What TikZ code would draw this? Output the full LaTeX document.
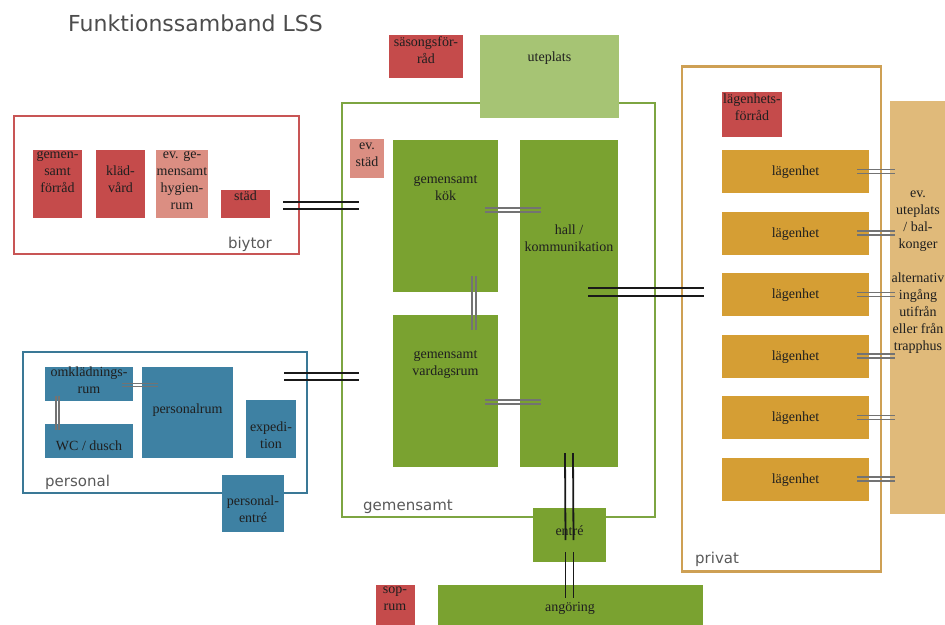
\documentclass[tikz,border=0pt]{standalone}
\usepackage{fontspec}
\setmainfont{Liberation Serif}
\newfontfamily\zonefont{DejaVu Sans}
\usetikzlibrary{calc}

\definecolor{roomred}{RGB}{197,75,75}
\definecolor{roompink}{RGB}{219,142,130}
\definecolor{roomblue}{RGB}{62,129,163}
\definecolor{roomgreen}{RGB}{122,162,48}
\definecolor{roomlightgreen}{RGB}{166,196,116}
\definecolor{roomgold}{RGB}{213,158,52}
\definecolor{roomtan}{RGB}{224,186,122}
\definecolor{zonered}{RGB}{200,85,85}
\definecolor{zoneblue}{RGB}{58,120,150}
\definecolor{zonegreen}{RGB}{125,165,65}
\definecolor{zonegold}{RGB}{206,160,84}

\tikzset{
    zone/.style 2 args={rectangle, draw, line width=2.5pt, inner sep=0pt, minimum width=#1pt, minimum height=#2pt},
    zonetext/.style={font=\zonefont\fontsize{15}{18}\selectfont, text=black!65, inner sep=0pt},
    titletext/.style={font=\zonefont\fontsize{22}{26}\selectfont, text=black!70, inner sep=0pt},
    room/.style 2 args={rectangle, inner sep=0pt, minimum width=#1pt, minimum height=#2pt},
    roomtext/.style={font=\fontsize{14}{17}\selectfont, align=center, inner sep=0pt, text=black!88},
    roomtag/.style 2 args={label={[roomtext, anchor=north, yshift=#1pt]north:\strut #2}},
    hlink/.style={postaction={draw, transform canvas={yshift=#1}}, postaction={draw, transform canvas={yshift=-#1}}},
    vlink/.style={postaction={draw, transform canvas={xshift=#1}}, postaction={draw, transform canvas={xshift=-#1}}},
    heavy/.style={color=black!90, line width=1.8pt},
    light/.style={color=black!55, line width=1.1pt}
}

\begin{document}
\begin{tikzpicture}[x=1pt, y=-1pt]
    \useasboundingbox (0,0) rectangle (945,624);
    \clip (0,0) rectangle (945,624);

    \node[titletext, anchor=base west] (title) at (68,31) {Funktionssamband LSS};

    % zones
    \node[zone={285}{138}, draw=zonered] (biytor) at (156.5,185) {};
    \node[zone={284}{141}, draw=zoneblue] (personal) at (165,422.5) {};
    \node[zone={313}{414}, draw=zonegreen] (gemensamt) at (498.5,310) {};
    \node[zone={199}{505}, draw=zonegold] (privat) at (781.5,319) {};
    \node[zonetext, anchor=base east] (biytortext) at (272,248) {biytor};
    \node[zonetext, anchor=base west] (personaltext) at (45,486) {personal};
    \node[zonetext, anchor=base west] (gemensamttext) at (363,510) {gemensamt};
    \node[zonetext, anchor=base west] (privattext) at (695,563) {privat};

    % biytor
    \node[room={49}{68}, fill=roomred, roomtag={3}{gemen-\\samt\\förråd}] (forrad) at (57.5,184) {};
    \node[room={49}{68}, fill=roomred, roomtag={-14}{kläd-\\vård}] (kladvard) at (120.5,184) {};
    \node[room={52}{68}, fill=roompink, roomtag={3}{ev. ge-\\mensamt\\hygien-\\rum}] (hygien) at (182,184) {};
    \node[room={49}{28}, fill=roomred, roomtag={1}{städ}] (stad) at (245.5,204) {};

    % personal
    \node[room={88}{34}, fill=roomblue, roomtag={2}{omklädnings-\\rum}] (omkl) at (89,384) {};
    \node[room={88}{34}, fill=roomblue, roomtag={-15}{WC / dusch}] (wc) at (89,441) {};
    \node[room={91}{91}, fill=roomblue, roomtag={-35}{personalrum}] (personalrum) at (187.5,412.5) {};
    \node[room={50}{58}, fill=roomblue, roomtag={-20}{expedi-\\tion}] (expedition) at (271,429) {};
    \node[room={62}{57}, fill=roomblue, roomtag={-19}{personal-\\entré}] (personalentre) at (253,503.5) {};

    % gemensamt
    \node[room={74}{43}, fill=roomred, roomtag={0}{säsongsför-\\råd}] (sasong) at (426,56.5) {};
    \node[room={139}{83}, fill=roomlightgreen, roomtag={-15}{uteplats}] (uteplats) at (549.5,76.5) {};
    \node[room={34}{39}, fill=roompink, roomtag={1}{ev.\\städ}] (evstad) at (367,158.5) {};
    \node[room={105}{152}, fill=roomgreen, roomtag={-32}{gemensamt\\kök}] (kok) at (445.5,216) {};
    \node[room={105}{152}, fill=roomgreen, roomtag={-32}{gemensamt\\vardagsrum}] (vardag) at (445.5,391) {};
    \node[room={98}{327}, fill=roomgreen, roomtag={-83}{hall /\\kommunikation}] (hall) at (569,303.5) {};
    \node[room={73}{54}, fill=roomgreen, roomtag={-16}{entré}] (entre) at (569.5,535) {};
    \node[room={39}{45}, fill=roomred, roomtag={3}{sop-\\rum}] (soprum) at (395,607.5) {};
    \node[room={265}{45}, fill=roomgreen, roomtag={-15}{angöring}] (angoring) at (570,607.5) {};

    % privat
    \node[room={60}{45}, fill=roomred, roomtag={0}{lägenhets-\\förråd}] (lgforrad) at (752,114.5) {};
    \node[room={56}{413}, fill=roomtan, roomtag={-85}{ev.\\uteplats\\/ bal-\\konger\\[17pt]alternativ\\ingång\\utifrån\\eller från\\trapphus}] (balkong) at (918,307.5) {};
    \foreach \i in {0,...,5} {
        \node[room={147}{43}, fill=roomgold, roomtag={-14}{lägenhet}] (lag\i) at (795.5,{171.5+61.5*\i}) {};
        \path[light, hlink=2pt] ($(lag\i.east)+(-12,0)$) -- ($(balkong.west |- lag\i.east)+(5,0)$);
    }

    % links
    \path[heavy, hlink=3.5pt] ($(stad.east)+(13,1.5)$) -- ($(gemensamt.west |- stad.east)+(18,1.5)$);
    \path[heavy, hlink=3.5pt] ($(personal.north east)+(-24,26)$) -- ($(gemensamt.west |- personal.north east)+(18,26)$);
    \path[light, hlink=1.5pt] ($(omkl.east)+(-11,1)$) -- ($(personalrum.west |- omkl.east)+(16,1)$);
    \path[light, vlink=1.5pt] ($(omkl.south)+(-31.5,-5)$) -- ($(wc.north)+(-31.5,6)$);
    \path[light, hlink=2pt] ($(kok.east)+(-13,-6)$) -- ($(hall.west |- kok.east)+(21,-6)$);
    \path[light, hlink=2pt] ($(vardag.east)+(-13,11)$) -- ($(hall.west |- vardag.east)+(21,11)$);
    \path[light, vlink=2pt] ($(kok.south)+(28.5,-16)$) -- ($(vardag.north)+(28.5,15)$);
    \path[heavy, hlink=4pt] ($(hall.center)+(19,-11.5)$) -- ($(privat.west |- hall.center)+(23,-11.5)$);
    \path[heavy, vlink=4pt] ($(hall.south)+(0,-14)$) -- ($(entre.center)+(0,5)$);
    \path[heavy, vlink=4pt] ($(entre.south)+(0,-10)$) -- ($(angoring.north -| entre.south)+(0,13)$);
\end{tikzpicture}
\end{document}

#### [Problem details]
Show each line of the data that contains the string "draw".

#### [Exercise response]
What TikZ code would draw this? Output the full LaTeX document.
    zone/.style 2 args={rectangle, draw, line width=2.5pt, inner sep=0pt, minimum width=#1pt, minimum height=#2pt},
    hlink/.style={postaction={draw, transform canvas={yshift=#1}}, postaction={draw, transform canvas={yshift=-#1}}},
    vlink/.style={postaction={draw, transform canvas={xshift=#1}}, postaction={draw, transform canvas={xshift=-#1}}},
    \node[zone={285}{138}, draw=zonered] (biytor) at (156.5,185) {};
    \node[zone={284}{141}, draw=zoneblue] (personal) at (165,422.5) {};
    \node[zone={313}{414}, draw=zonegreen] (gemensamt) at (498.5,310) {};
    \node[zone={199}{505}, draw=zonegold] (privat) at (781.5,319) {};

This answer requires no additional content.